Print exactly what lies from the line with "Give me the" down to the line with "from matplotlib.lines import Line2D", counting both of those lines, but not the pictures.

(Rows from a dataset of charts and code)
-=-=-=-=-

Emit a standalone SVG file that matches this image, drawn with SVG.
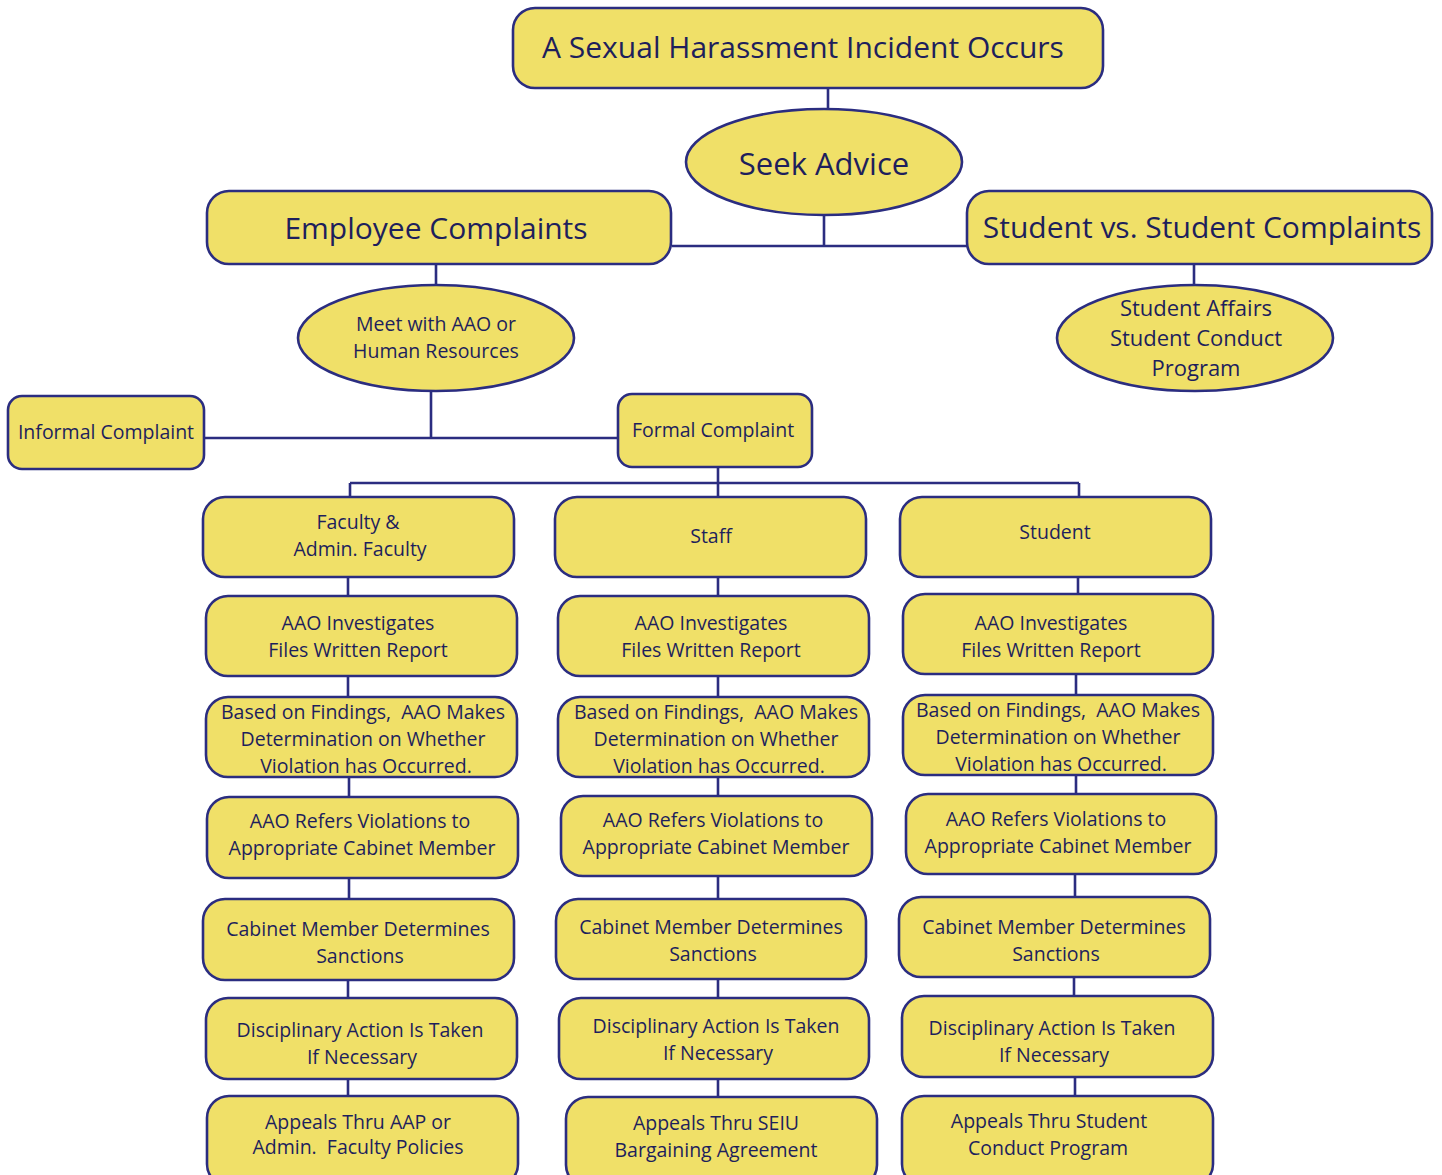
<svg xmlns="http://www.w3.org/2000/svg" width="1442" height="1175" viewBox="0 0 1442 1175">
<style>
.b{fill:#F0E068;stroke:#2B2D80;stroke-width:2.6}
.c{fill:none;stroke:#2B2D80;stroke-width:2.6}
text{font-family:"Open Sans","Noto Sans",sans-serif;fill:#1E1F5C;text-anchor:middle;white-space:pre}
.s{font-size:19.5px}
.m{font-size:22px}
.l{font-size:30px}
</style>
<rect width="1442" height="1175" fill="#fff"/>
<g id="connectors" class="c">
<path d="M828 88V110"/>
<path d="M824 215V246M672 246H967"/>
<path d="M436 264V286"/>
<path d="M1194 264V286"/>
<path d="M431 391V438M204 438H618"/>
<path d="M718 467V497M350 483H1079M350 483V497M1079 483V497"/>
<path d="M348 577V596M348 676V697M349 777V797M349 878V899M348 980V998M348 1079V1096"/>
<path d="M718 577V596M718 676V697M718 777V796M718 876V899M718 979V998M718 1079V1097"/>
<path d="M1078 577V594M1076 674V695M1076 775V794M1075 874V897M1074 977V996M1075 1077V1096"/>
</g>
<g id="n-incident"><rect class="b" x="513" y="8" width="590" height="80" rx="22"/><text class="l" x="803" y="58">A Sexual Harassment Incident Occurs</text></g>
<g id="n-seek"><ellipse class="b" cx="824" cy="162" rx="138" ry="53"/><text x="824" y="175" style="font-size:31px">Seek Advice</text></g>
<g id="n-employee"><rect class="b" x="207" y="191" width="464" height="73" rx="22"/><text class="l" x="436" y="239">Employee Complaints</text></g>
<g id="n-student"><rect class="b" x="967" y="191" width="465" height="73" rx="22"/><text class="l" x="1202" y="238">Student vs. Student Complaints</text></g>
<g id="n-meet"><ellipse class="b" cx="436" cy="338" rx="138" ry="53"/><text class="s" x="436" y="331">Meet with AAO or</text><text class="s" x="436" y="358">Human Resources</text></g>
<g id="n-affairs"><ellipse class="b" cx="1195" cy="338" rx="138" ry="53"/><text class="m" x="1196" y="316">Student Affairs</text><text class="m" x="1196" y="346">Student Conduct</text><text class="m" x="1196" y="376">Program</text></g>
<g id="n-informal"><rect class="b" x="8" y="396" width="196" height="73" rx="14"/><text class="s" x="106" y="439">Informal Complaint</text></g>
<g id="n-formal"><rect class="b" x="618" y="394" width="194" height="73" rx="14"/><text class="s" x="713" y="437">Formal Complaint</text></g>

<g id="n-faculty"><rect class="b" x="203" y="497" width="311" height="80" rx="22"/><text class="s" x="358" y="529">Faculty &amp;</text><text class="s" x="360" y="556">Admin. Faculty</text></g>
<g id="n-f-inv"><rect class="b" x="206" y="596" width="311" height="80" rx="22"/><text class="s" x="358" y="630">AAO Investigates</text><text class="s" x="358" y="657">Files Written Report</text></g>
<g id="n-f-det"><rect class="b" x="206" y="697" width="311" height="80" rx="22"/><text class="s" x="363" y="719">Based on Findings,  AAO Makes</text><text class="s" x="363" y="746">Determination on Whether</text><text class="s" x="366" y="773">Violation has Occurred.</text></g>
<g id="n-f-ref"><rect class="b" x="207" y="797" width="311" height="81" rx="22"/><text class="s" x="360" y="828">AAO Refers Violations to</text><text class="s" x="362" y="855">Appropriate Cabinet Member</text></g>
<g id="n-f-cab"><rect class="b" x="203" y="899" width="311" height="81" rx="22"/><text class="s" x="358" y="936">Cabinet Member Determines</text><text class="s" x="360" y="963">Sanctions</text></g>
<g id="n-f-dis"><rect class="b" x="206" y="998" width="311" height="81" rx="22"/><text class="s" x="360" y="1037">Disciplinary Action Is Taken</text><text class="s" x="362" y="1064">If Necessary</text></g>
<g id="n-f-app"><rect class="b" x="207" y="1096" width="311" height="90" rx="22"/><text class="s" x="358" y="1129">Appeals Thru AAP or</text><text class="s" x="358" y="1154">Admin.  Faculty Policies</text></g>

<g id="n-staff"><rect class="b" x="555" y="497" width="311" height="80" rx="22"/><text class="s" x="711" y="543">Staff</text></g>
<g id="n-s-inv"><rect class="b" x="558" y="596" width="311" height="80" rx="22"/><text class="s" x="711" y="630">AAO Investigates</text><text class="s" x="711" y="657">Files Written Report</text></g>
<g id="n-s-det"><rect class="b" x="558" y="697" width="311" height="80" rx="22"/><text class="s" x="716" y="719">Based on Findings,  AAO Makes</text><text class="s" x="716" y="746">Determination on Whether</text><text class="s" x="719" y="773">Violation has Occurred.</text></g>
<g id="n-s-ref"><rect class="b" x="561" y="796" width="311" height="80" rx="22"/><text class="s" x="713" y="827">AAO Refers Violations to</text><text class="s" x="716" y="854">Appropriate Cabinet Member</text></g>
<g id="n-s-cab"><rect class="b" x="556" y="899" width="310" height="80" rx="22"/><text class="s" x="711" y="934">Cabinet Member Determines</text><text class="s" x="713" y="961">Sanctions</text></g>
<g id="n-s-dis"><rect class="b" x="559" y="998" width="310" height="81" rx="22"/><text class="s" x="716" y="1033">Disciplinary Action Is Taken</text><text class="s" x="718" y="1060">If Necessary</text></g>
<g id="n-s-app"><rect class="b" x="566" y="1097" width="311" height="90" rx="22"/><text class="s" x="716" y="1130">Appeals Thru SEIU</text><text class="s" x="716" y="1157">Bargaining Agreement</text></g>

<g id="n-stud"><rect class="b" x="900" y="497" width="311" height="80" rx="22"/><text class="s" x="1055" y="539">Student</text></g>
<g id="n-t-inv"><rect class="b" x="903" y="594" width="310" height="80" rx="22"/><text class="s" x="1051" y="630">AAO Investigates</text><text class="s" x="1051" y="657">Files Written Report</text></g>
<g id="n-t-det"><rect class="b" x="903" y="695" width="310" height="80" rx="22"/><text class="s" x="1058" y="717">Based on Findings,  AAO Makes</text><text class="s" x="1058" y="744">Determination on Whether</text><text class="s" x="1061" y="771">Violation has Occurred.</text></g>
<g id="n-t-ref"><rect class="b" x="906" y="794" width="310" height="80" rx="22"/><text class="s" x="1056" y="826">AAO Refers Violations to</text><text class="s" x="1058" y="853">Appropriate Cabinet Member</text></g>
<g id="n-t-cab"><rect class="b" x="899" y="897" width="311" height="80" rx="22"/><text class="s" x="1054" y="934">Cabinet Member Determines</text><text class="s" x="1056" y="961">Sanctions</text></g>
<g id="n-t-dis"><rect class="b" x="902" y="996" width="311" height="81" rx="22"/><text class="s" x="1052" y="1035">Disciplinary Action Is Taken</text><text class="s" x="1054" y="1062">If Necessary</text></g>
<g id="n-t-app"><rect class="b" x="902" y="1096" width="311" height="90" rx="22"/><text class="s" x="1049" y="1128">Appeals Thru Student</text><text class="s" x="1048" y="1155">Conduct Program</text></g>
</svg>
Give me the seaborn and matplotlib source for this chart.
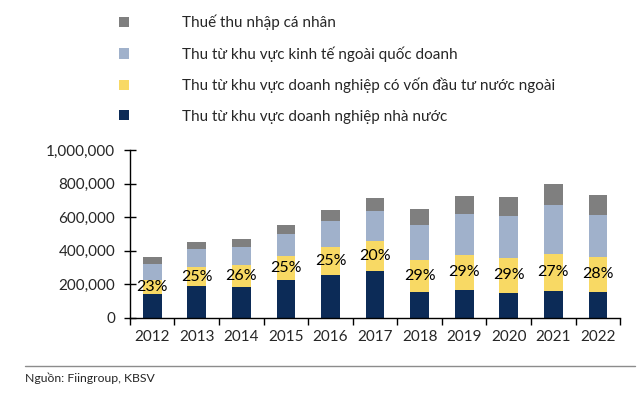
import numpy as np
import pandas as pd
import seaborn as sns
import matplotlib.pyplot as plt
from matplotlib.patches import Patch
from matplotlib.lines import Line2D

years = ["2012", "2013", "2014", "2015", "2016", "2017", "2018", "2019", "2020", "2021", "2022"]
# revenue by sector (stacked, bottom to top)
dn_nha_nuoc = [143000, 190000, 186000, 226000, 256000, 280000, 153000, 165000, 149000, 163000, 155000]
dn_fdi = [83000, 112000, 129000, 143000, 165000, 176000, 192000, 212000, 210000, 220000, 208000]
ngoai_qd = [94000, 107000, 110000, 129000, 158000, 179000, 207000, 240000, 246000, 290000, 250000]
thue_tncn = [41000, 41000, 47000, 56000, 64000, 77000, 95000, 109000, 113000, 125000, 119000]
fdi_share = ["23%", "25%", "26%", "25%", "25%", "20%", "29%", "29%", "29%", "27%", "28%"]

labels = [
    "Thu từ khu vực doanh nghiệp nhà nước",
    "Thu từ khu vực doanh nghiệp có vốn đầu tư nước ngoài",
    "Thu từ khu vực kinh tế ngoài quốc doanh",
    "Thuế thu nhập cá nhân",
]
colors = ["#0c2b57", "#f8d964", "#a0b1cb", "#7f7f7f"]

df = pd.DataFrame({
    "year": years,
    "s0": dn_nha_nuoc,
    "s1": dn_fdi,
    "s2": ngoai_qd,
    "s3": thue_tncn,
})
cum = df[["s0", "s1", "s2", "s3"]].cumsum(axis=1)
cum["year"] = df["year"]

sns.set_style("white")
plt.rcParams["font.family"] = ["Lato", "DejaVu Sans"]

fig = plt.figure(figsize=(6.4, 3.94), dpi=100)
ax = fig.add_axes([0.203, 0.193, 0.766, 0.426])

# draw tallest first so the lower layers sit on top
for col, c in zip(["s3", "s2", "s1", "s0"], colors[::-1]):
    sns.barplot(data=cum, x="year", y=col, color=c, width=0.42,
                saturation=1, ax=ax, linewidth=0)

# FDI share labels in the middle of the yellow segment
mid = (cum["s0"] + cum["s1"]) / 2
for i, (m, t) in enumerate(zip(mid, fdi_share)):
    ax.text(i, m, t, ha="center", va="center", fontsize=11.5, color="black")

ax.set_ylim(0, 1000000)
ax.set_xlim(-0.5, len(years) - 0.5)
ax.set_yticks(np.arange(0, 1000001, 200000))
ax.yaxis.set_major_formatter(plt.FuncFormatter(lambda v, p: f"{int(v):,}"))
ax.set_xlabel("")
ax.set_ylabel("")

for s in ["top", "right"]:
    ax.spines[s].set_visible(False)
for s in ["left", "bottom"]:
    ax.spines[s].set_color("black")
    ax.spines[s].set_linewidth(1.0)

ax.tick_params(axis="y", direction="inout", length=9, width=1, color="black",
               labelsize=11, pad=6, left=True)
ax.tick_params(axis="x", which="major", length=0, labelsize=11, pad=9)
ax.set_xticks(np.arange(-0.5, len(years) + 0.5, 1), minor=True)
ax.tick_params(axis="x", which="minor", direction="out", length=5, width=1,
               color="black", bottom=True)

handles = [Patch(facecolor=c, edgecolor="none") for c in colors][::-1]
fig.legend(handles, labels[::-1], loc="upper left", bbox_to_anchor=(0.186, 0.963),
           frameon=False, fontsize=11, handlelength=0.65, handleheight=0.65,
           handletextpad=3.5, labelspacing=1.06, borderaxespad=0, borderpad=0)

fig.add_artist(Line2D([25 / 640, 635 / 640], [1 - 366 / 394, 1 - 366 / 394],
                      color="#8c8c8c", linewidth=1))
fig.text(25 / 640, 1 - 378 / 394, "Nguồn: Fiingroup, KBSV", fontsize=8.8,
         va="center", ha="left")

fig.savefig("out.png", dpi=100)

-=-=-=-=-

Exercise result —
Give me the seaborn and matplotlib source for this chart.
import numpy as np
import pandas as pd
import seaborn as sns
import matplotlib.pyplot as plt
from matplotlib.patches import Patch
from matplotlib.lines import Line2D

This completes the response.